Mayo Clinic Blames Tanning Salons For Sharp Increase In Melanoma Cases
April 2, 2012

Mayo Clinic Blames Tanning Salons For Sharp Increase In Melanoma Cases

Even as the rates of some cancers are falling, an alarming trend among people under 40 in the dramatic rise of skin cancer has been observed by researchers at Mayo Clinic. Health officials are specifically citing tanning salons as a major source of the increase, the April issue of Mayo Clinic Proceedings suggests.

Researchers examined records from a decades-long database of all patient care in Olmsted County, Minn., and looked for first-time diagnoses of melanoma in patients ages 18-39 from 1970 to 2009, writes Janice Lloyd for USA Today. Melanoma cases increased eightfold among women in that time and fourfold for men, the authors say.

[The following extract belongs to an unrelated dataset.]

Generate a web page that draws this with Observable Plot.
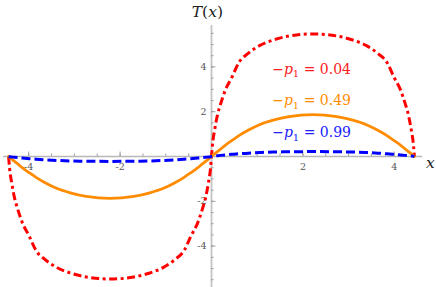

Report co-author Jerry Brewer, a dermatologist at the Mayo Clinic told Lloyd: “We need to get away from the idea that skin cancer is an older person´s disease.”

“We anticipated we´d find rising rates, as other studies are suggesting, but we found an even higher incidence than the National Cancer Institute had reported using the Surveillance, Epidemiology and End Result database, and in particular, a dramatic rise in women in their 20s and 30s.”

The findings might be explained by gender-specific behaviors addressed in other studies, the authors wrote. “Young women are more likely than young men to participate in activities that increase risk for melanoma, including voluntary exposure to artificial sunlamps.”

A major government study published last Wednesday reported that while new cases of many of the most common cancers are declining, melanoma cases are increasing.

Physician Marcus Plescia, director of the division of cancer prevention for the Centers for Disease Control and Prevention, explained to Lloyd: “We´re very concerned about the melanoma rates and the damage done by early exposure to sun, but also the increasing use of tanning beds.”

“I think (TV) shows like Jersey Shore portray healthy people as someone who has a great tan,´´ says Laura Hopwood, 22, who was diagnosed with melanoma a year ago. “Somehow you´re not attractive unless you´re deeply tanned. Before I developed melanoma, a friend scolded me about not using sunscreen.”

Hopwood says she did not do enough to protect herself from sun damage but has never used a tanning bed. Her parents have not had melanoma. A surgeon made an incision from below her left eye to nearly her chin to remove damaged skin and now receives routine skin checkups twice per year.

“The people most affected are not just Baby Boomers but actually young adults,” says Hopwood´s dermatologist, Kavita Mariwalla, director of dermatological surgery at Beth Israel Medical Center in New York. “Tanning before prom or big events has become a ℠norm´ for many teenagers.”

“What they don´t know is that each time they visit a tanning booth, their risk of skin cancer rises.”

While the study showed melanoma in young people is on the rise, researchers found deaths caused by this most deadly type of skin cancer actually declined in this group, writes Louise Chang, MD for WebMD.

“People are now more aware of their skin and of the need to see a doctor when they see changes,” says Brewer. “As a result, many cases may be caught before the cancer advances to a deep melanoma, which is harder to treat.”